I mentioned in the last blog the importance in my opinion of having a pre-mediation caucus (fancy mediator jargon for a phone call) with the lawyers involved in the case. I do not always have the mediation submissions by the time of that call – it is helpful if I do, but not required. I always learn something about the case in these calls that is helpful. Every single time.
The lawyers representing the parties are far more at ease in this context than in front of the client in the actual mediation session. I hesitate to say that they are more honest with me in this call but they are certainly more objective in their assessment of the case than they are in either the mediation submission or during the actual mediation session.

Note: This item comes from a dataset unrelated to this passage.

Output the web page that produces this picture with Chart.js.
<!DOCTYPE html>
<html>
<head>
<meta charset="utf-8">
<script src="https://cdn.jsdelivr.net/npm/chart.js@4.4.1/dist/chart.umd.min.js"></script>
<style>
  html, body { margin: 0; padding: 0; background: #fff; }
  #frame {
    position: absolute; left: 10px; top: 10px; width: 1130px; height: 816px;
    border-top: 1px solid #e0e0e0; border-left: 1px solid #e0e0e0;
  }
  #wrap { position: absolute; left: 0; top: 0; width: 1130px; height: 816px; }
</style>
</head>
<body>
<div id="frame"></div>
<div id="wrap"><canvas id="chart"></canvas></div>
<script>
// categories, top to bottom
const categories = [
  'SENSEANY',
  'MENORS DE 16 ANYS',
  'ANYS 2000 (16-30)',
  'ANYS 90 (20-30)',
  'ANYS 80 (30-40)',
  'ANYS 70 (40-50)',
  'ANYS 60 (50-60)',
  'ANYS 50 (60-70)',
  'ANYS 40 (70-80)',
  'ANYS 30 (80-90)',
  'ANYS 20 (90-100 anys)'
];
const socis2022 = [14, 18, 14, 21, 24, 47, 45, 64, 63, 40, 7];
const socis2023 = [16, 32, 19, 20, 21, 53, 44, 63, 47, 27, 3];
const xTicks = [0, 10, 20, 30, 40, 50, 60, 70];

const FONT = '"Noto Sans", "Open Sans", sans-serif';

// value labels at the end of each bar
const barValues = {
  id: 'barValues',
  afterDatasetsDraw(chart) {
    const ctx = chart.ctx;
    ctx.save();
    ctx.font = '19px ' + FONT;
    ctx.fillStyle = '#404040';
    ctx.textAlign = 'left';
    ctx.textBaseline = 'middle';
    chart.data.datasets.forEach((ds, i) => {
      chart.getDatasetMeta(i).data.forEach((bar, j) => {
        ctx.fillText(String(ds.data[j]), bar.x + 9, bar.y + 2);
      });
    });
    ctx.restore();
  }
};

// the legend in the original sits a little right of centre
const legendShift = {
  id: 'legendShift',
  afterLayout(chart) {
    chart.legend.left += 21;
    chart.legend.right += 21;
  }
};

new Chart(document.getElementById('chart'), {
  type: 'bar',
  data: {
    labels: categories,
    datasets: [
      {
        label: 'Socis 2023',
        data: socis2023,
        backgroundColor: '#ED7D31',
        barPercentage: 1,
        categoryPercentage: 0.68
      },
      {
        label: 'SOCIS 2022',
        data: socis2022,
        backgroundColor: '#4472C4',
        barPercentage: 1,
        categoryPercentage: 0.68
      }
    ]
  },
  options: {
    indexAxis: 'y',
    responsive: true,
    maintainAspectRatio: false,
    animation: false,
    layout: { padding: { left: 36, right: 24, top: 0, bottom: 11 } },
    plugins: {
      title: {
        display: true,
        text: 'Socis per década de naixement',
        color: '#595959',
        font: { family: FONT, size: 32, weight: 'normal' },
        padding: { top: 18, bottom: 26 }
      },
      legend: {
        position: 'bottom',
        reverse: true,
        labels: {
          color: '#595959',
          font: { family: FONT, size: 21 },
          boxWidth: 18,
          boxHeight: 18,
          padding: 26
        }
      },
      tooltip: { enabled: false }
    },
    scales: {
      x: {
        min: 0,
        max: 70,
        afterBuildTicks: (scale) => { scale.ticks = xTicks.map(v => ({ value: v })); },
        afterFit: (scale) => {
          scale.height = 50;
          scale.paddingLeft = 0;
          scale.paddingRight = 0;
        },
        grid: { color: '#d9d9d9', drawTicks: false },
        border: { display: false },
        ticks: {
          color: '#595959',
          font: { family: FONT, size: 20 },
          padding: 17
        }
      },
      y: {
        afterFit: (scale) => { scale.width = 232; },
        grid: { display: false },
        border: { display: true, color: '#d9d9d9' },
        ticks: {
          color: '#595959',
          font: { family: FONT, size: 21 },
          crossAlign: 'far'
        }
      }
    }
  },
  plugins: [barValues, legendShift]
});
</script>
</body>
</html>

After exchanging pleasantries (or grumbling about the weather), I usually just ask for the elevator explanation of the case and what it is all about. If I have had the benefit of reading the mediation submission before this call I will ask any fact specific questions that might be raised by what I have read. This is also my chance to explore and make sure that the lawyer I am talking with has all the documentation he or she needs to be ready for mediation day.

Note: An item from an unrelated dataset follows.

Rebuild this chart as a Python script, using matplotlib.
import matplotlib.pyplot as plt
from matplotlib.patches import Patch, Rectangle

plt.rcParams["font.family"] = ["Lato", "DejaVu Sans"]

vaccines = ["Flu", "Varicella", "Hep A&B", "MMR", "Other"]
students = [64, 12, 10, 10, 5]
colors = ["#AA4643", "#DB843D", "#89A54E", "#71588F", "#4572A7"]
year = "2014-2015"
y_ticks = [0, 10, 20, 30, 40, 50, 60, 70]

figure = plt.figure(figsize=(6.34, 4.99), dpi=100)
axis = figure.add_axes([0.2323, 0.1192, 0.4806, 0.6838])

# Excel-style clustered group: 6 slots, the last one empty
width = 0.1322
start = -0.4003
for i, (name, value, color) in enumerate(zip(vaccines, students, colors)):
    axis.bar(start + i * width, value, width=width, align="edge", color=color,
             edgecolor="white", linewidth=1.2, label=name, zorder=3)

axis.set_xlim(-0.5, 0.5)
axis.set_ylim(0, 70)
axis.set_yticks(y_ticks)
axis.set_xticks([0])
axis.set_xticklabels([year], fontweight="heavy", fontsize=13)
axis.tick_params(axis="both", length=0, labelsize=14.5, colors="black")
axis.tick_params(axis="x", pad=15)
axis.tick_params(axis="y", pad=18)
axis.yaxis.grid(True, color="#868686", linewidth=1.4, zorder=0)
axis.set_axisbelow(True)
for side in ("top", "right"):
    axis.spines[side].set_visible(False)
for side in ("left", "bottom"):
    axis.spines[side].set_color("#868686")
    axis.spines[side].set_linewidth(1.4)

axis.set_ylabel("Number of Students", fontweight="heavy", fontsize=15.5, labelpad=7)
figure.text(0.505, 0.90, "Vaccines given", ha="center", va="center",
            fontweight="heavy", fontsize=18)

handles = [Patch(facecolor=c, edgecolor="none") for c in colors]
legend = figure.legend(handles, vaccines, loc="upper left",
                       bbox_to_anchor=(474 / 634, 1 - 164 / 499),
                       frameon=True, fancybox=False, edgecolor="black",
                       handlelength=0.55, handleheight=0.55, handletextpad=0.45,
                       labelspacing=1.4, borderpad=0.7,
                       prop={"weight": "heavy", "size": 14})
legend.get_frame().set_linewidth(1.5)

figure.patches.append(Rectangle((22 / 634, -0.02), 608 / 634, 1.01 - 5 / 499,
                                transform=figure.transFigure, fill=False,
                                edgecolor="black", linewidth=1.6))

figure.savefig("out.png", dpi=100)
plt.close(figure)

From facts and documents the conversation will then switch to whether the lawyer believes that settlement is possible. If the mindset coming in to a mediation is that settlement is not possible it will make for a very long (or short) day. This is my chance to begin to address the possibility of impasse and how we might deal with that inevitability. It is also my chance to find out if the client has unreasonable expectations and/or the lawyer has client control issues. Telling the mediator about those issues is not a sign of weakness but rather a sign of being a good lawyer. As a mediator the more I know about those issues the easier my job becomes.
I will also ask the lawyer for any suggestions as to how to approach the mediation. I strongly encourage having a joint opening session. I know that this is frowned upon by some lawyers and I think the reason is less a fear of potential tension between the parties and more a fear by the lawyer of losing control. I have mediated cases where the parties hated each other so much it would have been a disaster to have them in the same room across the table from each other. Those situations are the exception rather than the rule, however, and I do my best to get the lawyers on board with meeting together at least for a short time.
Finally, I will ask the open ended question of whether there is anything else the lawyer thinks I should know. Some enlightening responses often come form that question. I also will ask who is planning to come to the mediation. I want to know this so I am not surprised by who or the number of folks in attendance.